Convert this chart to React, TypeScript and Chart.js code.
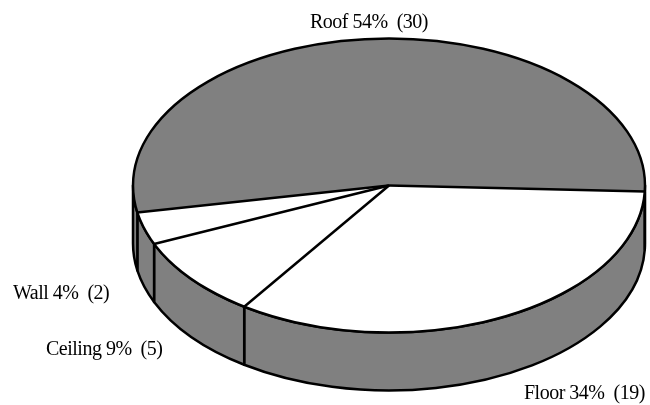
import React, { useEffect, useRef } from "react";
import { Chart, registerables } from "chart.js";

Chart.register(...registerables);

const categories = ["Floor", "Ceiling", "Wall", "Roof"];
const counts = [19, 5, 2, 30];
const percents = [34, 9, 4, 54];
const sliceColors = ["#ffffff", "#ffffff", "#ffffff", "#808080"];

// Tilted-disc geometry, in canvas pixels
const DISC = { cx: 389, cy: 185.5, rx: 256, ry: 147, depth: 58 };
const LABEL_ANCHORS: [number, number][] = [
  [524, 399],
  [46, 355],
  [13, 299],
  [310, 28],
];

// Squashes the pie into an ellipse and adds the rim and labels around it
const tiltedPie = {
  id: "tiltedPie",
  beforeDatasetsDraw(chart: any) {
    const { ctx } = chart;
    const { cx, cy, rx, ry, depth } = DISC;
    ctx.save();
    ctx.fillStyle = "#808080";
    ctx.strokeStyle = "#000000";
    ctx.lineWidth = 2.5;
    ctx.lineJoin = "round";
    for (const arc of chart.getDatasetMeta(0).data) {
      for (const shift of [0, -2 * Math.PI]) {
        const from = Math.max(arc.startAngle + shift, 0);
        const to = Math.min(arc.endAngle + shift, Math.PI);
        if (from >= to) continue;
        ctx.beginPath();
        ctx.ellipse(cx, cy, rx, ry, 0, from, to);
        ctx.ellipse(cx, cy + depth, rx, ry, 0, to, from, true);
        ctx.closePath();
        ctx.fill();
        ctx.stroke();
      }
    }
    ctx.restore();
  },
  beforeDatasetDraw(chart: any) {
    const { ctx } = chart;
    const first = chart.getDatasetMeta(0).data[0];
    const r = first.outerRadius;
    ctx.save();
    ctx.translate(DISC.cx, DISC.cy);
    ctx.scale(DISC.rx / r, DISC.ry / r);
    ctx.translate(-first.x, -first.y);
  },
  afterDatasetDraw(chart: any) {
    chart.ctx.restore();
  },
  afterDatasetsDraw(chart: any) {
    const { ctx } = chart;
    const { cx, cy, rx, ry } = DISC;
    ctx.save();
    ctx.strokeStyle = "#000000";
    ctx.lineWidth = 2.5;
    ctx.beginPath();
    ctx.ellipse(cx, cy, rx, ry, 0, 0, 2 * Math.PI);
    ctx.stroke();
    for (const arc of chart.getDatasetMeta(0).data) {
      ctx.beginPath();
      ctx.moveTo(cx, cy);
      ctx.lineTo(
        cx + rx * Math.cos(arc.startAngle),
        cy + ry * Math.sin(arc.startAngle)
      );
      ctx.stroke();
    }
    ctx.fillStyle = "#000000";
    ctx.font = '20px "Liberation Serif"';
    ctx.letterSpacing = "-0.5px";
    ctx.textAlign = "left";
    ctx.textBaseline = "alphabetic";
    categories.forEach((name, i) => {
      const [x, y] = LABEL_ANCHORS[i];
      ctx.fillText(`${name} ${percents[i]}%  (${counts[i]})`, x, y);
    });
    ctx.restore();
  },
};

export default function App() {
  const canvasRef = useRef<HTMLCanvasElement>(null);

  useEffect(() => {
    const chart = new Chart(canvasRef.current!, {
      type: "pie",
      data: {
        labels: categories,
        datasets: [
          {
            data: counts,
            backgroundColor: sliceColors,
            borderWidth: 0,
            clip: false,
          },
        ],
      },
      options: {
        animation: false,
        responsive: false,
        rotation: 92.3,
        events: [],
        plugins: {
          legend: { display: false },
          tooltip: { enabled: false },
        },
      },
      plugins: [tiltedPie],
    } as any);
    return () => chart.destroy();
  }, []);

  return (
    <canvas
      ref={canvasRef}
      width={650}
      height={405}
      style={{ position: "fixed", left: 0, top: 0, display: "block", background: "#ffffff" }}
    />
  );
}
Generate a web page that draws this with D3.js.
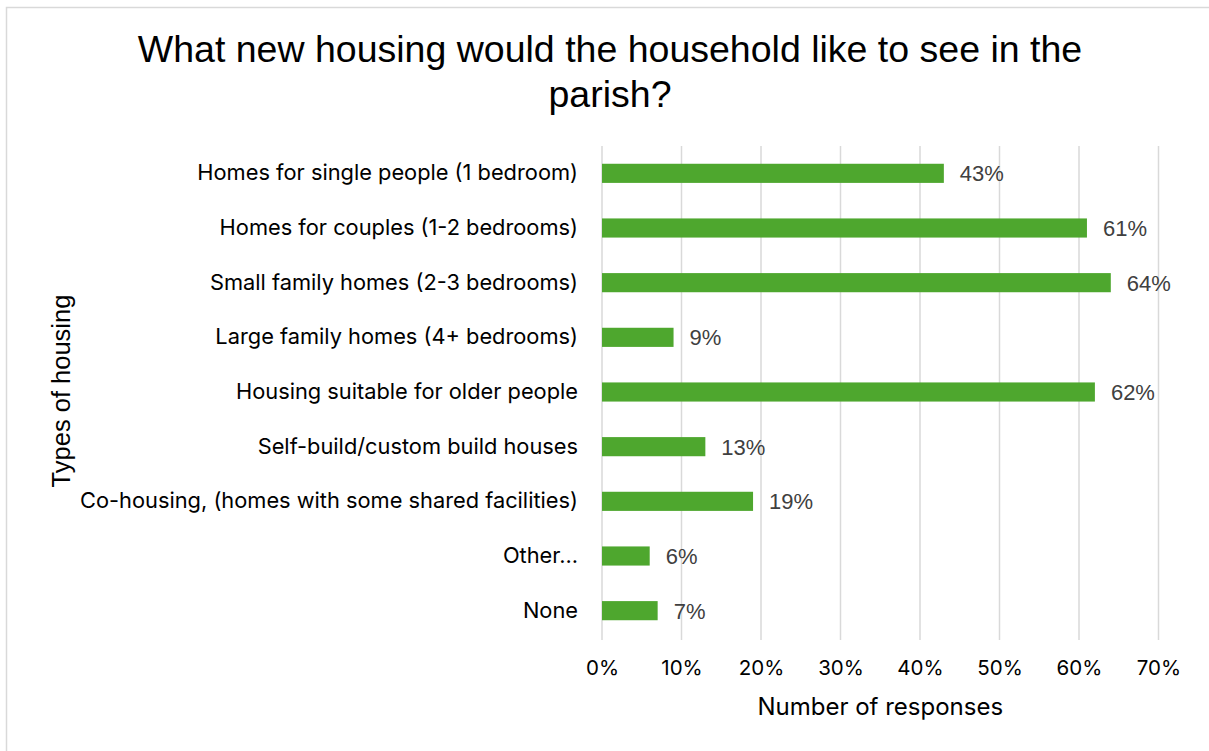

※

## WRITTEN TASK
Go through the listing above and write it all out exactly, leaving out any picture.

## PROBLEM SOLUTION
Convert this chart to React, TypeScript and Chart.js code.
import React, { useEffect, useRef } from "react";
import { Chart, registerables } from "chart.js";

Chart.register(...registerables);

const categories = ["Floor", "Ceiling", "Wall", "Roof"];
const counts = [19, 5, 2, 30];
const percents = [34, 9, 4, 54];
const sliceColors = ["#ffffff", "#ffffff", "#ffffff", "#808080"];

// Tilted-disc geometry, in canvas pixels
const DISC = { cx: 389, cy: 185.5, rx: 256, ry: 147, depth: 58 };
const LABEL_ANCHORS: [number, number][] = [
  [524, 399],
  [46, 355],
  [13, 299],
  [310, 28],
];

// Squashes the pie into an ellipse and adds the rim and labels around it
const tiltedPie = {
  id: "tiltedPie",
  beforeDatasetsDraw(chart: any) {
    const { ctx } = chart;
    const { cx, cy, rx, ry, depth } = DISC;
    ctx.save();
    ctx.fillStyle = "#808080";
    ctx.strokeStyle = "#000000";
    ctx.lineWidth = 2.5;
    ctx.lineJoin = "round";
    for (const arc of chart.getDatasetMeta(0).data) {
      for (const shift of [0, -2 * Math.PI]) {
        const from = Math.max(arc.startAngle + shift, 0);
        const to = Math.min(arc.endAngle + shift, Math.PI);
        if (from >= to) continue;
        ctx.beginPath();
        ctx.ellipse(cx, cy, rx, ry, 0, from, to);
        ctx.ellipse(cx, cy + depth, rx, ry, 0, to, from, true);
        ctx.closePath();
        ctx.fill();
        ctx.stroke();
      }
    }
    ctx.restore();
  },
  beforeDatasetDraw(chart: any) {
    const { ctx } = chart;
    const first = chart.getDatasetMeta(0).data[0];
    const r = first.outerRadius;
    ctx.save();
    ctx.translate(DISC.cx, DISC.cy);
    ctx.scale(DISC.rx / r, DISC.ry / r);
    ctx.translate(-first.x, -first.y);
  },
  afterDatasetDraw(chart: any) {
    chart.ctx.restore();
  },
  afterDatasetsDraw(chart: any) {
    const { ctx } = chart;
    const { cx, cy, rx, ry } = DISC;
    ctx.save();
    ctx.strokeStyle = "#000000";
    ctx.lineWidth = 2.5;
    ctx.beginPath();
    ctx.ellipse(cx, cy, rx, ry, 0, 0, 2 * Math.PI);
    ctx.stroke();
    for (const arc of chart.getDatasetMeta(0).data) {
      ctx.beginPath();
      ctx.moveTo(cx, cy);
      ctx.lineTo(
        cx + rx * Math.cos(arc.startAngle),
        cy + ry * Math.sin(arc.startAngle)
      );
      ctx.stroke();
    }
    ctx.fillStyle = "#000000";
    ctx.font = '20px "Liberation Serif"';
    ctx.letterSpacing = "-0.5px";
    ctx.textAlign = "left";
    ctx.textBaseline = "alphabetic";
    categories.forEach((name, i) => {
      const [x, y] = LABEL_ANCHORS[i];
      ctx.fillText(`${name} ${percents[i]}%  (${counts[i]})`, x, y);
    });
    ctx.restore();
  },
};

export default function App() {
  const canvasRef = useRef<HTMLCanvasElement>(null);

  useEffect(() => {
    const chart = new Chart(canvasRef.current!, {
      type: "pie",
      data: {
        labels: categories,
        datasets: [
          {
            data: counts,
            backgroundColor: sliceColors,
            borderWidth: 0,
            clip: false,
          },
        ],
      },
      options: {
        animation: false,
        responsive: false,
        rotation: 92.3,
        events: [],
        plugins: {
          legend: { display: false },
          tooltip: { enabled: false },
        },
      },
      plugins: [tiltedPie],
    } as any);
    return () => chart.destroy();
  }, []);

  return (
    <canvas
      ref={canvasRef}
      width={650}
      height={405}
      style={{ position: "fixed", left: 0, top: 0, display: "block", background: "#ffffff" }}
    />
  );
}
Generate a web page that draws this with D3.js.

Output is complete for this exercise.